The Baltic intends these benchmarks to be used for a range of purposes, including contract indexation, internal performance evaluation, and forward freight agreements.

“Reliable pricing acts as a useful KPI. We all want to know whether our chartering departments are leaving money on the table,” said Mr Cox.

Initial routes covered include Europe to the US, the US to Asia, and intra-Asian trades. More are planned, but Mr Cox stressed further development depends on industry input.

“If anybody has suggestions for routes or trades that we are missing, then please do approach us,” he said.

Mr Cox also highlighted the growing relevance of the new chemical indices to existing tanker assessments.A comparison between the MR transatlantic TC14 route and the new EC35 easy chemicals route demonstrated strong correlation.
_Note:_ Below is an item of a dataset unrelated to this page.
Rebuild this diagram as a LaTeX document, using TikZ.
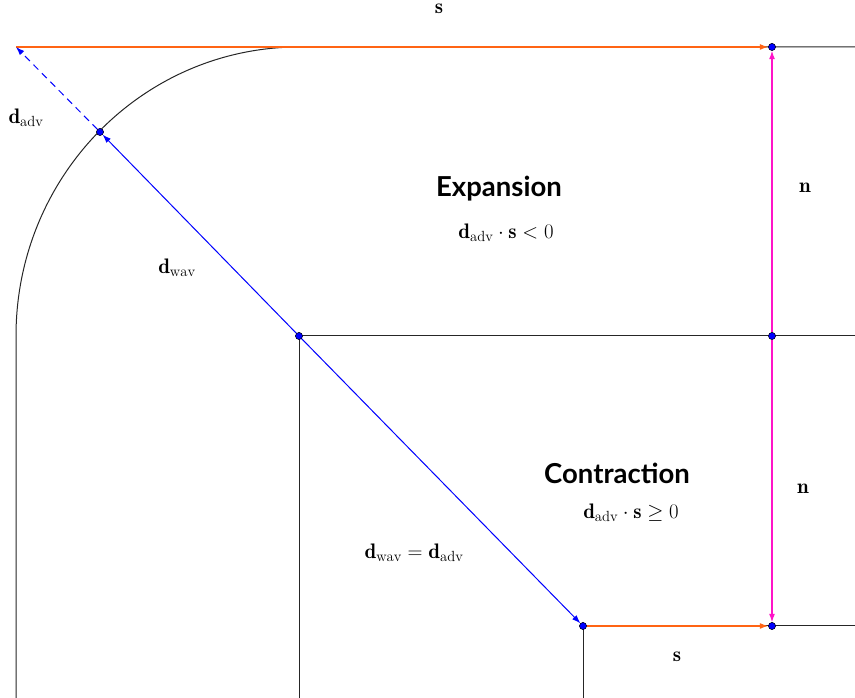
\documentclass[tikz,border=0pt]{standalone}
\usepackage{fontspec}
\newfontfamily\headfont{Lato}
\usetikzlibrary{arrows.meta}
\definecolor{orng}{RGB}{255,100,20}
\definecolor{mgnt}{RGB}{255,20,200}
\tikzset{
  dot/.style={circle,fill=blue,draw=black,line width=0.4pt,inner sep=0pt,minimum size=7pt},
  wall/.style={draw=black!85,line width=1pt},
  tipa/.style={-{Latex[length=8.5pt,width=6pt]}},
  bluearr/.style={tipa,draw=blue,line width=1pt},
  orngarr/.style={tipa,draw=orng,line width=1.2pt},
  mgntarr/.style={tipa,draw=mgnt,line width=1.2pt},
  mlabel/.style={font=\fontsize{21}{25}\selectfont,inner sep=0pt},
  head/.style={font=\headfont\bfseries\fontsize{27.5}{32}\selectfont,inner sep=0pt}
}
\begin{document}
\begin{tikzpicture}[x=1pt,y=1pt]
\useasboundingbox (0,0) rectangle (855,698);
% walls
\draw[wall] (16,0) -- (16,362) arc[start angle=180,end angle=90,x radius=283,y radius=289] -- (855,651);
\draw[wall] (299,0) -- (299,362) -- (855,362);
\draw[wall] (583,0) -- (583,72) -- (855,72);
% points
\coordinate (A) at (16,651);
\node[dot] (P) at (100,566) {};
\node[dot] (C) at (299,362) {};
\node[dot] (T) at (772,651) {};
\node[dot] (M) at (772,362) {};
\node[dot] (B) at (583,72) {};
\node[dot] (R) at (772,72) {};
% connectors
\draw[orngarr] (A) -- (T);
\draw[orngarr] (B) -- (R);
\draw[bluearr,dashed,dash pattern=on 7pt off 5pt] (P) -- (A);
\draw[bluearr] (C) -- (P);
\draw[bluearr] (C) -- (B);
\draw[mgntarr] (M) -- (T);
\draw[mgntarr] (M) -- (R);
% redraw dots on top
\foreach \n in {P,C,T,M,B,R} \node[dot] at (\n) {};
% labels
\node[mlabel] (ls1) at (439,689) {$\mathbf{s}$};
\node[mlabel] (ladv) at (26,580) {$\mathbf{d}_{\mathrm{adv}}$};
\node[head] (exp) at (499,509) {Expansion};
\node[mlabel] (lexp) at (506,465) {$\mathbf{d}_{\mathrm{adv}}\cdot\mathbf{s}<0$};
\node[mlabel] (ln1) at (805,510) {$\mathbf{n}$};
\node[mlabel] (lwav) at (177,430) {$\mathbf{d}_{\mathrm{wav}}$};
\node[head] (con) at (617,225) {Contraction};
\node[mlabel] (lcon) at (631,185) {$\mathbf{d}_{\mathrm{adv}}\cdot\mathbf{s}\geq0$};
\node[mlabel] (ln2) at (803,209) {$\mathbf{n}$};
\node[mlabel] (leq) at (414,145) {$\mathbf{d}_{\mathrm{wav}}=\mathbf{d}_{\mathrm{adv}}$};
\node[mlabel] (ls2) at (677,41) {$\mathbf{s}$};
\end{tikzpicture}
\end{document}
“For those doing easy chems business, TC14 could already be a relevant benchmark,” he noted, underscoring the usefulness of index-linked contracts even before the new indices mature.

In the same session, Kongsberg Group’s Coach Solutions general manager Kasper Nygaard emphasised the importance of high-quality data collection and vessel-specific fuel models to unlock the value of benchmarking.

“Poor data is an incorrect foundation for any fleet optimisation and ultimately it will result in increased costs,” he said.

Coach Solutions has developed a multi-layered data validation framework, combining onboard checks, third-party AIS correlation, and shore-based semi-automated systems.

The goal, said Mr Nygaard, is “one truth across your entire fleet,” enabling accurate speed-consumption modelling, fuel efficiency tracking, and emissions forecasting.

While the tools differ in scope, both speakers stressed the importance of trust, transparency and dialogue.

“We would like the industry to use this product and to feed back,” concluded Mr Cox, “That is how we improve it.”